I have my spiels. I have a summer safety spiel about sunscreens and insect repellents. A winter safety spiel about helmets for skiing and not venturing out on thin ice. Then there are the year-round safety spiels. Wear your seat belt. Look both ways. Don't talk to strangers. It's my job to keep kids safe.
Increasingly I find myself having to give environmental safety spiels. Children are uniquely vulnerable to environmental contaminants for a number of reasons. For one thing, infants and young children tend to mouth objects. Children also breathe proportionally more air than adults and are also closer to the ground and so are exposed to more contaminants in soil and dust. Lastly, children's still-developing nervous and endocrine systems may be more at risk.
One group of environmental hazards I've found to be of particular potential risk to children is of plasticizers. Plasticizers are man-made chemicals used in the manufacture of many household plastic products. Two kinds in particular are of concern. Phthalates are chemicals added to poly-vinyl-chloride (PVC) products to make them soft and flexible. Bis-Phenol A or BPA has the opposite effect. It is used to impart hardness to certain kinds of plastics such as polycarbonate.
Phthalates are used in medical devices like intravenous tubing, but also in food packaging and baby toys like rubber ducks, bath books and soft vinyl blocks.
BPA can be found in many baby bottles and sippy cups. BPA is also used in some composites and sealants used in dentistry.
Phthalates are also ubiquitous contaminants in soil, air and dust. One particular phthalate, diethylhexylphthalate or DEHP, is produced at the rate of almost 2 tons per year. Human exposure comes largely from food contaminated during growing, processing or packaging.
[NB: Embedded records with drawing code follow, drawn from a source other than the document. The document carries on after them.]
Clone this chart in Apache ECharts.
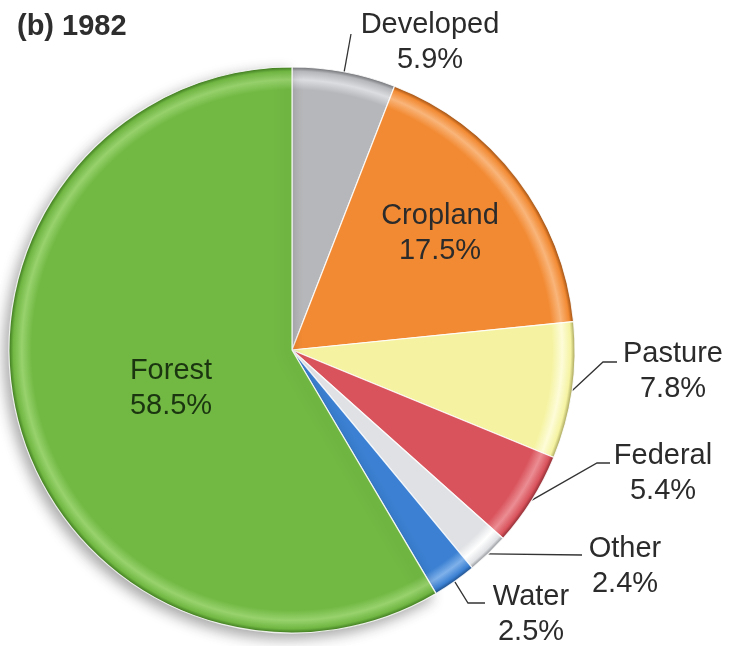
<!DOCTYPE html>
<html>
<head>
<meta charset="utf-8">
<script src="https://cdn.jsdelivr.net/npm/echarts@6/dist/echarts.min.js"></script>
<style>
  html, body { margin: 0; padding: 0; background: #ffffff; }
  #chart { width: 735px; height: 646px; }
</style>
</head>
<body>
<div id="chart"></div>
<script>
// Land use shares, 1982 (percent), clockwise from 12 o'clock
const categories = ['Developed', 'Cropland', 'Pasture', 'Federal', 'Other', 'Water', 'Forest'];
const shares = [5.9, 17.5, 7.8, 5.4, 2.4, 2.5, 58.5];
const titleText = '(b) 1982';

// Slice fills: [base, light rim, dark edge]
const palette = {
  Developed: ['#b6b7ba', '#dcdde0', '#6f7074'],
  Cropland:  ['#f28a33', '#f9b57a', '#9b4e12'],
  Pasture:   ['#f5f3a2', '#fdfcd8', '#a4a15a'],
  Federal:   ['#d9535c', '#eb8d93', '#8a2a31'],
  Other:     ['#dfe1e4', '#ffffff', '#8c8f94'],
  Water:     ['#3b80d2', '#7fb1ea', '#1f4d86'],
  Forest:    ['#72b944', '#98d26d', '#3f7a1f']
};

// Label block centres and leader line bends
const labelSpots = {
  Developed: { x: 430, y: 42, line: [[351, 34]] },
  Cropland:  { x: 440, y: 233 },
  Pasture:   { x: 673, y: 371, line: [[603, 362], [617, 362]] },
  Federal:   { x: 663, y: 473, line: [[597, 463], [610, 463]] },
  Other:     { x: 625, y: 566, line: [[582, 555]] },
  Water:     { x: 531, y: 614, line: [[468, 603], [485, 603]] },
  Forest:    { x: 171, y: 388 }
};

const CX = 292, CY = 350, R = 283;

function sliceStyle(name) {
  const c = palette[name];
  const style = {
    color: {
      type: 'radial', x: CX, y: CY, r: R, global: true,
      colorStops: [
        { offset: 0, color: c[0] },
        { offset: 0.92, color: c[0] },
        { offset: 0.955, color: c[1] },
        { offset: 0.985, color: c[0] },
        { offset: 1, color: c[2] }
      ]
    },
    borderColor: 'rgba(255,255,255,0.85)',
    borderWidth: 1.2
  };
  if (name === 'Forest') {
    style.shadowBlur = 14;
    style.shadowColor = 'rgba(0,0,0,0.35)';
    style.shadowOffsetX = -4;
    style.shadowOffsetY = 5;
  }
  return style;
}

const pieData = categories.map((name, i) => ({
  name: name,
  value: shares[i],
  itemStyle: sliceStyle(name),
  label: {
    color: name === 'Forest' ? '#1a3510' : '#2b2b2b'
  },
  labelLine: { show: !!labelSpots[name].line }
}));

const chart = echarts.init(document.getElementById('chart'), null, { renderer: 'canvas' });

chart.setOption({
  backgroundColor: '#ffffff',
  animation: false,
  title: {
    text: titleText,
    left: 12,
    top: 7,
    textStyle: {
      fontFamily: 'Liberation Sans, Arial, sans-serif',
      fontSize: 29,
      fontWeight: 'bold',
      color: '#2e2e2e'
    }
  },
  series: [{
    type: 'pie',
    center: [CX, CY],
    radius: [0, R],
    startAngle: 90,
    clockwise: true,
    avoidLabelOverlap: false,
    data: pieData,
    label: {
      show: true,
      position: 'outside',
      fontFamily: 'Liberation Sans, Arial, sans-serif',
      fontSize: 29,
      lineHeight: 35,
      align: 'center',
      formatter: p => p.name + '\n' + p.value.toFixed(1) + '%'
    },
    labelLine: {
      show: true,
      lineStyle: { color: '#333333', width: 1.3 }
    },
    emphasis: { disabled: true },
    labelLayout: function (params) {
      const name = categories[params.dataIndex];
      const spot = labelSpots[name];
      const out = {
        x: spot.x,
        y: spot.y,
        align: 'center',
        verticalAlign: 'middle'
      };
      if (spot.line && params.labelLinePoints) {
        out.labelLinePoints = [params.labelLinePoints[0]].concat(spot.line);
        while (out.labelLinePoints.length < 3) {
          out.labelLinePoints.push(spot.line[spot.line.length - 1]);
        }
      }
      return out;
    }
  }]
});
</script>
</body>
</html>
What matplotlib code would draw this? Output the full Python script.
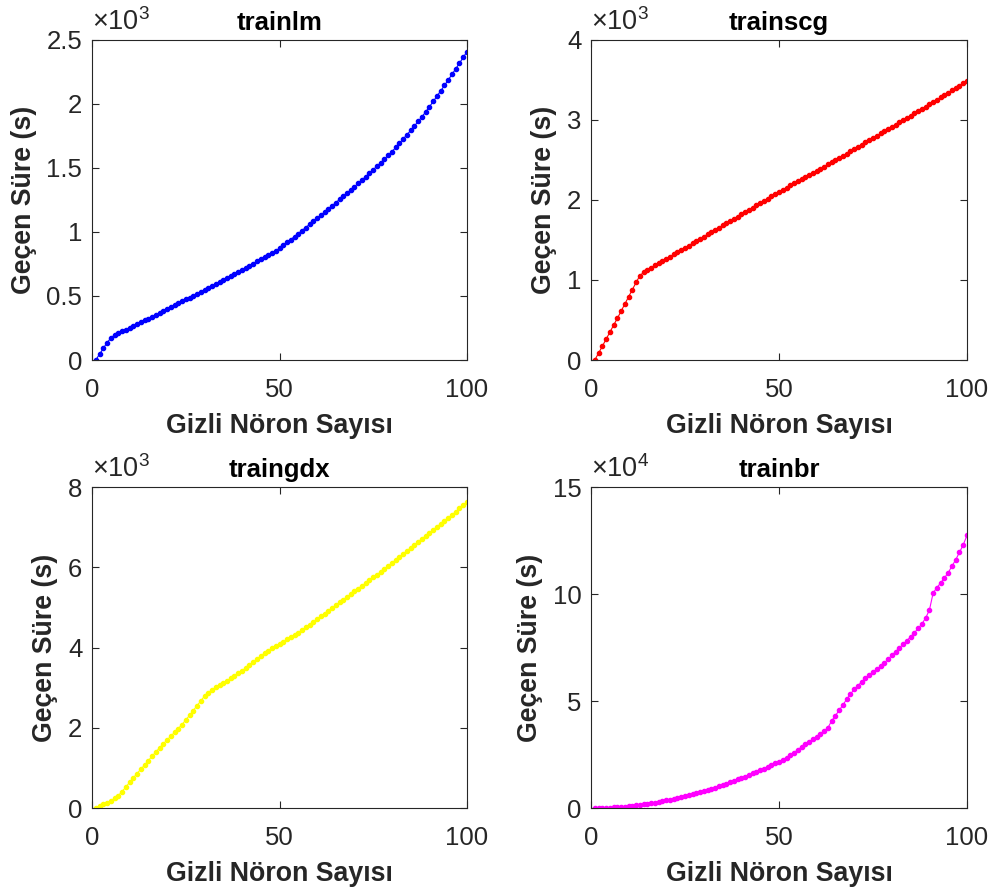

So what exactly are the health risks of plasticizers? Both phthalates and BPA are known as endocrine disrupters. They can act like hormones in the body or block the actions of the body's own hormones. There are few studies on the effects of these chemicals on human health, therefore much of our knowledge is extrapolated from animal studies. Rodents exposed to high levels of phthalates in utero had an increased incidence of abnormalities of the male reproductive tract as well as decreased birth weight. In animal studies, BPA exposure was associated with early puberty as well as increased body weight.